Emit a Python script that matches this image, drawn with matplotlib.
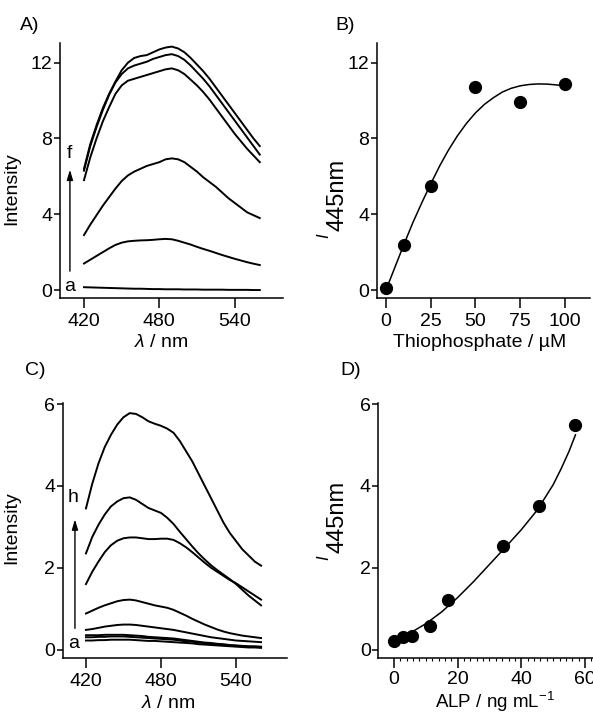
import numpy as np
import matplotlib
matplotlib.use('Agg')
import matplotlib.pyplot as plt

plt.rcParams['font.family'] = ['Liberation Sans', 'DejaVu Sans']
plt.rcParams['mathtext.fontset'] = 'custom'
plt.rcParams['mathtext.rm'] = 'Liberation Sans'
plt.rcParams['mathtext.it'] = 'Liberation Sans:italic'

# ---- data -------------------------------------------------------------
wl = list(range(420, 565, 5))

# panel A spectra, curves a..f
A_a = [0.15, 0.14, 0.13, 0.12, 0.11, 0.10, 0.09, 0.08, 0.07, 0.07, 0.06, 0.05, 0.05, 0.04, 0.04,
       0.04, 0.03, 0.03, 0.03, 0.02, 0.02, 0.02, 0.02, 0.01, 0.01, 0.01, 0.01, 0.00, 0.00]
A_b = [1.4, 1.6, 1.8, 2.0, 2.2, 2.38, 2.5, 2.57, 2.6, 2.62, 2.63, 2.65, 2.68, 2.7, 2.68,
       2.6, 2.5, 2.4, 2.28, 2.17, 2.07, 1.96, 1.85, 1.75, 1.65, 1.56, 1.47, 1.39, 1.32]
A_c = [2.9, 3.45, 3.95, 4.45, 4.9, 5.35, 5.75, 6.05, 6.25, 6.4, 6.55, 6.65, 6.75, 6.9, 6.95,
       6.9, 6.75, 6.5, 6.25, 5.95, 5.7, 5.45, 5.15, 4.85, 4.6, 4.35, 4.1, 3.95, 3.8]
A_d = [5.8, 7.0, 8.0, 8.9, 9.65, 10.35, 10.8, 11.05, 11.15, 11.25, 11.35, 11.45, 11.55, 11.65, 11.7,
       11.6, 11.4, 11.1, 10.8, 10.45, 10.05, 9.6, 9.15, 8.7, 8.25, 7.85, 7.45, 7.1, 6.75]
A_e = [6.3, 7.6, 8.6, 9.5, 10.3, 10.95, 11.4, 11.7, 11.85, 11.95, 12.05, 12.2, 12.3, 12.4, 12.45,
       12.35, 12.15, 11.85, 11.5, 11.15, 10.75, 10.3, 9.85, 9.4, 8.95, 8.5, 8.05, 7.6, 7.15]
A_f = [6.4, 7.7, 8.7, 9.6, 10.35, 11.0, 11.6, 12.0, 12.25, 12.35, 12.4, 12.55, 12.7, 12.8, 12.85,
       12.75, 12.55, 12.25, 11.9, 11.55, 11.15, 10.7, 10.25, 9.8, 9.35, 8.9, 8.45, 8.0, 7.6]

# panel B
thio = [0, 10, 25, 50, 75, 100]
thio_I = [0.1, 2.4, 5.5, 10.7, 9.9, 10.9]
thio_fit_x = [0, 5, 10, 15, 20, 25, 30, 35, 40, 45, 50, 55, 60, 65, 70, 75, 80, 85, 90, 95, 100]
thio_fit_y = [0.0, 1.2, 2.4, 3.55, 4.6, 5.6, 6.55, 7.4, 8.15, 8.8, 9.35, 9.8, 10.15, 10.45,
              10.65, 10.78, 10.85, 10.88, 10.87, 10.83, 10.78]

# panel C spectra, curves a..h
C_a = [0.22, 0.22, 0.23, 0.23, 0.24, 0.24, 0.24, 0.24, 0.23, 0.22, 0.21, 0.21, 0.2, 0.19, 0.18,
       0.17, 0.16, 0.15, 0.13, 0.12, 0.11, 0.1, 0.09, 0.08, 0.07, 0.06, 0.05, 0.05, 0.04]
C_b = [0.3, 0.3, 0.31, 0.31, 0.32, 0.32, 0.32, 0.31, 0.3, 0.29, 0.28, 0.27, 0.26, 0.25, 0.24,
       0.22, 0.2, 0.19, 0.17, 0.15, 0.14, 0.12, 0.11, 0.1, 0.09, 0.08, 0.07, 0.06, 0.06]
C_c = [0.35, 0.35, 0.35, 0.36, 0.36, 0.36, 0.36, 0.35, 0.34, 0.33, 0.31, 0.3, 0.29, 0.28, 0.27,
       0.25, 0.23, 0.21, 0.19, 0.17, 0.16, 0.14, 0.13, 0.11, 0.1, 0.09, 0.08, 0.08, 0.07]
C_d = [0.48, 0.5, 0.53, 0.56, 0.58, 0.6, 0.61, 0.61, 0.6, 0.58, 0.56, 0.54, 0.52, 0.5, 0.48,
       0.45, 0.42, 0.39, 0.36, 0.33, 0.3, 0.28, 0.26, 0.24, 0.22, 0.21, 0.2, 0.19, 0.18]
C_e = [0.88, 0.95, 1.02, 1.08, 1.13, 1.18, 1.21, 1.22, 1.2, 1.16, 1.12, 1.08, 1.05, 1.02, 0.97,
       0.9, 0.83, 0.75, 0.68, 0.61, 0.55, 0.49, 0.44, 0.4, 0.37, 0.34, 0.32, 0.3, 0.28]
C_f = [1.6, 1.9, 2.15, 2.38, 2.55, 2.66, 2.72, 2.74, 2.74, 2.72, 2.7, 2.7, 2.71, 2.71, 2.68,
       2.6, 2.5, 2.38, 2.25, 2.12, 2.0, 1.9, 1.8, 1.7, 1.62, 1.52, 1.42, 1.32, 1.22]
C_g = [2.35, 2.75, 3.05, 3.3, 3.5, 3.62, 3.7, 3.72, 3.66, 3.56, 3.46, 3.4, 3.34, 3.22, 3.07,
       2.88, 2.7, 2.52, 2.35, 2.2, 2.06, 1.94, 1.83, 1.72, 1.6, 1.46, 1.32, 1.2, 1.08]
C_h = [3.45, 4.05, 4.55, 4.95, 5.25, 5.5, 5.68, 5.78, 5.76, 5.68, 5.58, 5.52, 5.47, 5.4, 5.3,
       5.1, 4.85, 4.6, 4.3, 4.0, 3.7, 3.4, 3.1, 2.85, 2.65, 2.45, 2.3, 2.15, 2.05]

# panel D
alp = [0, 2.9, 5.8, 11.4, 17.0, 34.1, 45.6, 57.0]
alp_I = [0.22, 0.31, 0.34, 0.58, 1.2, 2.54, 3.52, 5.48]
alp_fit_x = [0, 5, 10, 15, 20, 25, 30, 35, 40, 45, 50, 52.5, 55, 57]
alp_fit_y = [0.25, 0.4, 0.63, 0.92, 1.27, 1.66, 2.08, 2.5, 2.93, 3.41, 4.03, 4.42, 4.85, 5.25]

FS = 14

fig = plt.figure(figsize=(5.93, 7.13), dpi=100)

def style(ax):
    ax.spines['top'].set_visible(False)
    ax.spines['right'].set_visible(False)
    for s in ['left', 'bottom']:
        ax.spines[s].set_linewidth(1.1)
    ax.tick_params(axis='y', direction='out', length=4, width=1.1, pad=1.5, labelsize=FS)
    ax.tick_params(axis='x', direction='out', length=7, width=1.1, pad=4, labelsize=FS)

def i445(x_i, x_n, y_base):
    # I_445nm label built from two rotated texts (figure pixel coords from top)
    fig.text(x_i / 593, 1 - y_base / 713, 'I', style='italic', fontsize=12, rotation=90,
             ha='center', va='bottom')
    fig.text(x_n / 593, 1 - (y_base - 7) / 713, '445nm', fontsize=17, rotation=90,
             ha='center', va='bottom')

# ---- A ----
axA = fig.add_axes([60/593, 1 - 298/713, 223/593, 255/713])
for y in [A_a, A_b, A_c, A_d, A_e, A_f]:
    axA.plot(wl, y, color='black', lw=1.4)
axA.set_xlim(400.9, 578.5)
axA.set_ylim(-0.42, 13.04)
axA.set_xticks([420, 480, 540])
axA.set_yticks([0, 4, 8, 12])
style(axA)
axA.set_ylabel('Intensity', fontsize=FS)
axA.yaxis.set_label_coords(-0.18, 0.43)
axA.set_xlabel(r'$\mathit{\lambda}$ / nm', fontsize=FS)
axA.xaxis.set_label_coords(0.453, -0.14)
axA.annotate('', xy=(408.8, 6.5), xytext=(408.8, 0.85),
             arrowprops=dict(arrowstyle='-|>,head_length=0.6,head_width=0.18', color='black', lw=1.0))
axA.text(408.8, 0.2, 'a', fontsize=FS, ha='center', va='center')
axA.text(408.8, 7.2, 'f', fontsize=FS, ha='center', va='center')
fig.text(20/593, 1 - 25/713, 'A)', fontsize=FS, ha='left', va='center')

# ---- B ----
axB = fig.add_axes([377/593, 1 - 298/713, 213/593, 255/713])
axB.plot(thio_fit_x, thio_fit_y, color='black', lw=1.1)
axB.plot(thio, thio_I, 'o', color='black', ms=8.5, clip_on=False)
axB.set_xlim(-5, 114)
axB.set_ylim(-0.42, 13.04)
axB.set_xticks([0, 25, 50, 75, 100])
axB.set_yticks([0, 4, 8, 12])
style(axB)
axB.set_xlabel('Thiophosphate / µM', fontsize=FS)
axB.xaxis.set_label_coords(0.484, -0.14)
i445(324, 338, 238)
fig.text(335/593, 1 - 25/713, 'B)', fontsize=FS, ha='left', va='center')

# ---- C ----
axC = fig.add_axes([62.7/593, 1 - 657.7/713, 224/593, 254.4/713])
for y in [C_a, C_b, C_c, C_d, C_e, C_f, C_g, C_h]:
    axC.plot(wl, y, color='black', lw=1.4)
axC.set_xlim(401.4, 580.5)
axC.set_ylim(-0.2, 6.02)
axC.set_xticks([420, 480, 540])
axC.set_yticks([0, 2, 4, 6])
style(axC)
axC.set_ylabel('Intensity', fontsize=FS)
axC.yaxis.set_label_coords(-0.19, 0.51)
axC.set_xlabel(r'$\mathit{\lambda}$ / nm', fontsize=FS)
axC.xaxis.set_label_coords(0.47, -0.145)
axC.annotate('', xy=(411.2, 3.25), xytext=(411.2, 0.45),
             arrowprops=dict(arrowstyle='-|>,head_length=0.6,head_width=0.18', color='black', lw=1.0))
axC.text(410.0, 0.15, 'a', fontsize=FS, ha='center', va='center')
axC.text(410.0, 3.72, 'h', fontsize=FS, ha='center', va='center')
fig.text(25/593, 1 - 370/713, 'C)', fontsize=FS, ha='left', va='center')

# ---- D ----
axD = fig.add_axes([378.3/593, 1 - 657.7/713, 221.7/593, 254.4/713])
axD.plot(alp_fit_x, alp_fit_y, color='black', lw=1.1)
axD.plot(alp, alp_I, 'o', color='black', ms=8.5, clip_on=False)
axD.set_xlim(-4.9, 64.7)
axD.set_ylim(-0.2, 6.02)
axD.set_xticks([0, 20, 40, 60])
axD.set_xticks(np.arange(0, 64, 2), minor=True)
axD.set_yticks([0, 2, 4, 6])
style(axD)
axD.tick_params(axis='x', which='major', pad=2.5)
axD.tick_params(axis='x', which='minor', direction='out', length=2.5, width=0.8)
axD.set_xlabel(r'ALP / ng mL$^{\mathregular{-1}}$', fontsize=13.5)
axD.xaxis.set_label_coords(0.526, -0.125)
i445(324, 338, 560)
fig.text(340/593, 1 - 370/713, 'D)', fontsize=FS, ha='left', va='center')

plt.savefig('out.png', dpi=100)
• • • •
● SHORT PROBLEM:
Every line from the start of the listing above through the line with "wl = list(range(420, 565, 5))" should be repeated exactly; skip the pictures and add nothing else.

● RESPONSE:
Emit a Python script that matches this image, drawn with matplotlib.
import numpy as np
import matplotlib
matplotlib.use('Agg')
import matplotlib.pyplot as plt

plt.rcParams['font.family'] = ['Liberation Sans', 'DejaVu Sans']
plt.rcParams['mathtext.fontset'] = 'custom'
plt.rcParams['mathtext.rm'] = 'Liberation Sans'
plt.rcParams['mathtext.it'] = 'Liberation Sans:italic'

# ---- data -------------------------------------------------------------
wl = list(range(420, 565, 5))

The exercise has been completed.